Our project to calculate the 2020 presidential results for all 435 congressional districts nationwide hits Iowa, where Republicans had a strong year. You can find our complete data set here, which we’re updating continuously as the precinct-level election returns we need for our calculations become available.
Despite preelection polls showing a close race, Donald Trump won Iowa 53-45 over Joe Biden, which was only a small improvement for Democrats from Trump’s 52-42 victory in 2016 in what was once an extremely competitive state. Trump also once again carried all four of the Hawkeye State’s congressional districts (you can find a larger version of our map here), though there was one notable shift.
Trump captured the 3rd District in the Des Moines area only 49.1-49.0, which was decidedly weaker than his 49-45 showing in 2016. That move to the left may also have made all the difference for freshman Democratic Rep. Cindy Axne, who beat former Republican Rep. David Young 49-48 in a rematch of their 2018 battle.
Unfortunately for Team Blue, though, the 1st and 2nd Districts in eastern Iowa voted about the same in this year’s presidential race as they did in 2016. Indeed, both seats supported Trump 51-47 four years after they each backed him by an identical 49-45 spread. Republican state Rep. Ashley Hinson unseated freshman Democratic Rep. Abby Finkenauer 51-49 in the 1st District, while as of this writing, Republican Mariannette Miller-Meeks holds a six-vote lead over Democrat Rita Hart in the Democratic-held 2nd District to the south.

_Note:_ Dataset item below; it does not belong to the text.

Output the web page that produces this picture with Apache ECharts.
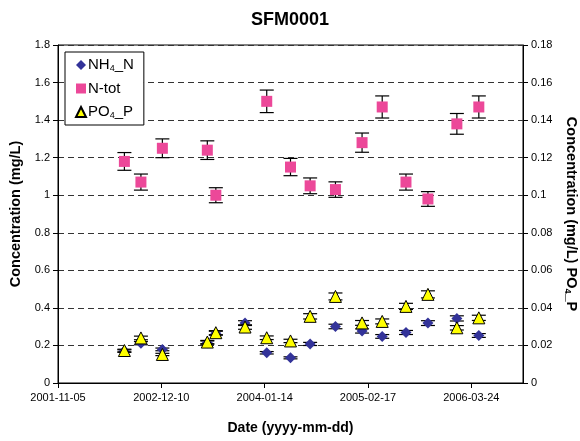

Trump also romped to a 63-36 victory in the 4th District in the western part of the state, which was similar to his 61-34 performance in 2016. This district hosted an unexpectedly close race in 2018 when white nationalist Rep. Steve King held off Democrat J.D. Scholten only 50-47. However, state Sen. Randy Feenstra unseated King in this year’s Republican primary, and Feenstra went on to defeat Scholten 62-38 in November.
Republicans also maintained control of Iowa’s state government, and if they decide to ignore decades of precedent, they’ll be able to draw themselves an even more favorable congressional map. Under state law, a nonpartisan agency proposes maps to the state legislature, but while lawmakers have always adopted them, the GOP now can simply reject the agency’s proposals and implement their own gerrymanders, or even repeal the statute that created the agency in the first place.